Green teaches the reader to hear his pauses, to anticipate his hesitations, and, thus, to think like a man of his class and sensibility. Such is the magic. When women say of a good dancer that he knows how to lead, this must be what they mean.

Then of course there is Gertrude Stein, who so loved the comma stutter that she would abolish the punctuation altogether. This is the typographical equivalent of burning the village to save it:

A long complicated sentence should force itself upon you, make you know yourself knowing it and the comma, well at the most a comma is a poor period that lets you stop and take a breath but if you want to take a breath you ought to know yourself that you want to take a breath. It is not like stopping altogether has something to do with going on, but taking a breath well you are always taking a breath and why emphasize one breath rather than another breath. Anyway that is the way I felt about it and I felt that about it very very strongly. And so I almost never used a comma. The longer, the more complicated the sentence the greater the number of the same kinds of words I had following one after another, the more the very more I had of them the more I felt the passionate need of their taking care of themselves by themselves and not helping them, and thereby enfeebling them by putting in a comma.

The point is, if your sentences are guided by your feelings, you can race or hesitate as the spirit moves you. Your reader will understand.

What should I read if I want to learn more about how cities grow?

If you have a whole weekend to yourself and a really comfortable chair, I recommend Gotham: A History of New York, by Edwin G. Burrows and Mike Wallace. You may not get through all 1,424 pages in one sitting, but however much you read you will enjoy, and you will feel yourself getting the gist. If you are interested in smaller cities—specifically, in the growth of a company town—try Richard Powers’s novel Gain. You can skip the parts about individual people (Powers is never especially good at human beings). The company is the hero of the book. If you want to know what happened to the cities of the Eastern seaboard, start with Jane Jacobs’s classic The Death and Life of Great American Cities. And if you want a quick introduction to the rest of the landscape, check out Suburban Nation: The Rise of Sprawl and the Decline of the American Dream.

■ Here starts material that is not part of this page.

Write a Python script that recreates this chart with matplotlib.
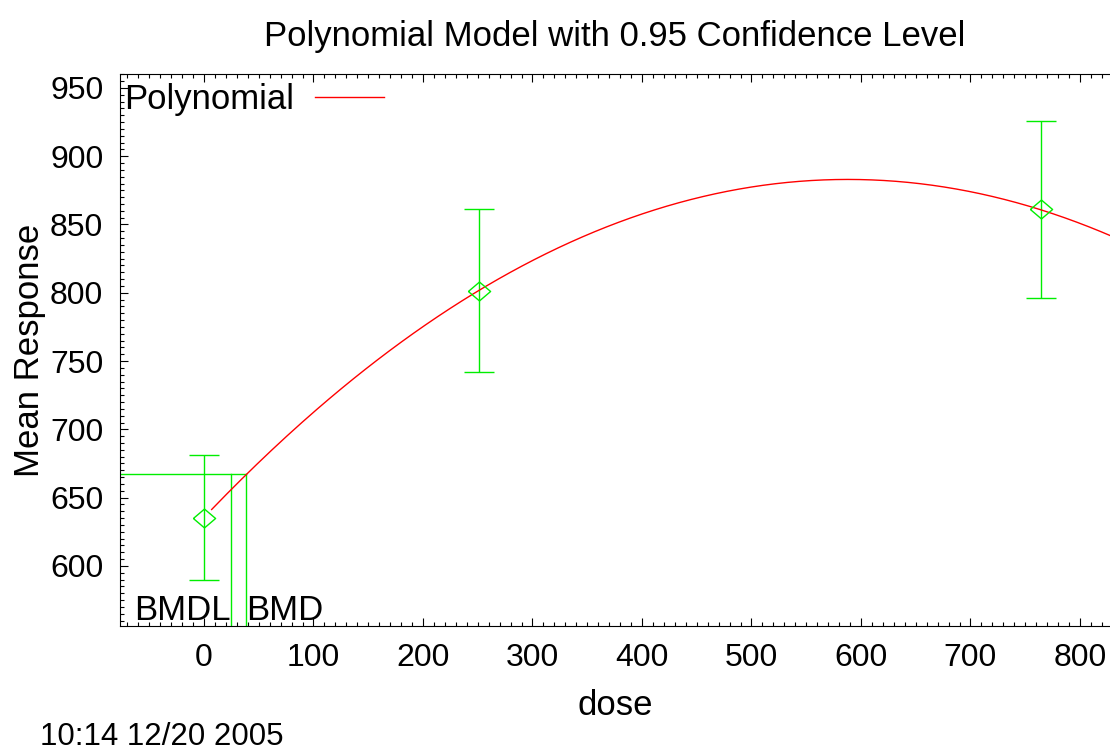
# ==========================================
# BMDS POLYNOMIAL MODEL PLOT - PLOT.PY
# ==========================================

import numpy as np
import matplotlib
matplotlib.use("Agg")
import matplotlib.pyplot as plt
from matplotlib.ticker import MultipleLocator


# ==========================================
# DATA
# ==========================================

# observed doses and mean responses
doses = [0, 251, 764]
means = [635, 801, 861]

# 95% confidence limits of each mean
lower = [590, 742, 796]
upper = [681, 861, 926]

# fitted polynomial: b0 + b1*d + b2*d^2
coef = [635.45, 0.842, -0.000716]
curve_start = 7
curve_end = 830

# benchmark dose results
bmr_response = 667
bmdl = 24.7
bmd = 38.4

title = "Polynomial Model with 0.95 Confidence Level"
timestamp = "10:14 12/20 2005"


# ==========================================
# FIGURE
# ==========================================

plt.rcParams["font.family"] = ["Liberation Sans", "DejaVu Sans"]

fig = plt.figure(figsize=(11.1, 7.5), dpi=100)
ax = fig.add_axes([120 / 1110, 124 / 750, 990 / 1110, 552 / 750])

green = "#00ee00"
red = "#ff0000"

# fitted curve
d = np.linspace(curve_start, curve_end, 300)
resp = coef[0] + coef[1] * d + coef[2] * d ** 2
ax.plot(d, resp, color=red, lw=1.0, label="Polynomial", zorder=3)

# error bars
yerr = [np.array(means) - np.array(lower), np.array(upper) - np.array(means)]
ax.errorbar(doses, means, yerr=yerr, fmt="none", ecolor=green,
            elinewidth=1.0, capsize=11, capthick=1.0, zorder=2)

# diamond markers
diamond = [(-1, 0), (0, 0.85), (1, 0), (0, -0.85), (-1, 0)]
ax.plot(doses, means, linestyle="none", marker=diamond, markersize=16,
        markerfacecolor="none", markeredgecolor=green, markeredgewidth=1.0,
        zorder=4)

# benchmark lines
ymin, ymax = 556, 960.2
ax.plot([-100, bmd], [bmr_response, bmr_response], color=green, lw=1.0)
ax.plot([bmdl, bmdl], [ymin - 10, bmr_response], color=green, lw=1.0)
ax.plot([bmd, bmd], [ymin - 10, bmr_response], color=green, lw=1.0)

ax.text(bmdl - 0.5, ymin - 0.5, "BMDL", ha="right", va="bottom", fontsize=25)
ax.text(bmd + 0.5, ymin - 0.5, "BMD", ha="left", va="bottom", fontsize=25)


# ==========================================
# AXES
# ==========================================

ax.set_xlim(-76.7, 827.4)
ax.set_ylim(ymin, ymax)

ax.xaxis.set_major_locator(MultipleLocator(100))
ax.xaxis.set_minor_locator(MultipleLocator(10))
ax.yaxis.set_major_locator(MultipleLocator(50))
ax.yaxis.set_minor_locator(MultipleLocator(5))

ax.tick_params(which="both", direction="in", top=True, right=False,
               labelsize=23, width=0.8)
ax.tick_params(which="major", length=6, pad=12)
ax.tick_params(which="minor", length=3)

for s in ["left", "bottom", "top"]:
    ax.spines[s].set_linewidth(0.8)
ax.spines["right"].set_visible(False)

ax.set_xlabel("dose", fontsize=25, labelpad=12)
ax.set_ylabel("Mean Response", fontsize=25, labelpad=3)

ax.set_title(title, fontsize=25, pad=20)

leg = ax.legend(loc="upper left", frameon=False, fontsize=25,
                markerfirst=False, handlelength=2.0,
                bbox_to_anchor=(4 / 990, 1 - 9 / 552),
                borderaxespad=0.0, borderpad=0.0, handletextpad=0.6)

fig.text(40 / 1110, 1 - 737 / 750, timestamp, fontsize=22.5,
         ha="left", va="center")

fig.savefig("out.png", dpi=100)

Have a question for the editors of The Paris Review? E-mail us.



  1. Barry Harbaugh | January 27, 2012 at 4:31 pm

    But Henry James had a real-life stutter, too!

  2. Caitlin | January 29, 2012 at 2:39 pm

    Can anyone tell me what book the Henry Green passage comes from? I’d like to read it.

  3. Lorin Stein | January 29, 2012 at 3:03 pm

    Caitlin, the Henry Green passage is from PACK MY BAG, one of my all-time favorite memoirs — with one of my favorite first paragraphs, containing one of my favorite missing commas:

    “I was born a mouthbreather with a silver spoon in 1905, three years after one war and nine before another, too late for both. But not too late for the war which seems to be coming upon us now and that is a reason to put down what comes to mind before one is killed, and surely it would be asking much to pretend one had a chance to live.”

    Green wrote those words in 1938 (he lived until 1974). Don’t you love the slightly hysterical, breathless “and that is a reason to put down what comes to mind”? Only an Englishman would require such a crazy excuse.

  4. Caitlin | January 29, 2012 at 7:03 pm

    Thank you, Lorin! Now I’ll have to see if I can hunt down a copy…

  5. Caitlin | January 29, 2012 at 7:14 pm

    And thank you for introducing me to the term “comma stutterer,” by the way. I’ve long been a comma stutterer, but I never had a word for it before now!

  6. Hanna | January 31, 2012 at 3:36 pm

    A comma stutterer! What a fabulous phrase.

    I tend to put in commas where I would usually put a break if I were reading the sentence out loud, regardless of whether or not it should be there…

  7. DavidB | February 6, 2012 at 11:19 am

    re: how cities grow – check out Nature’s Metropolis by William Cronon – it’s a thorough analysis of how Chicago industrialized during the 19th Century. In some ways it provides a modern echo of Fernand Braudel’s Civilization and Capitalism books.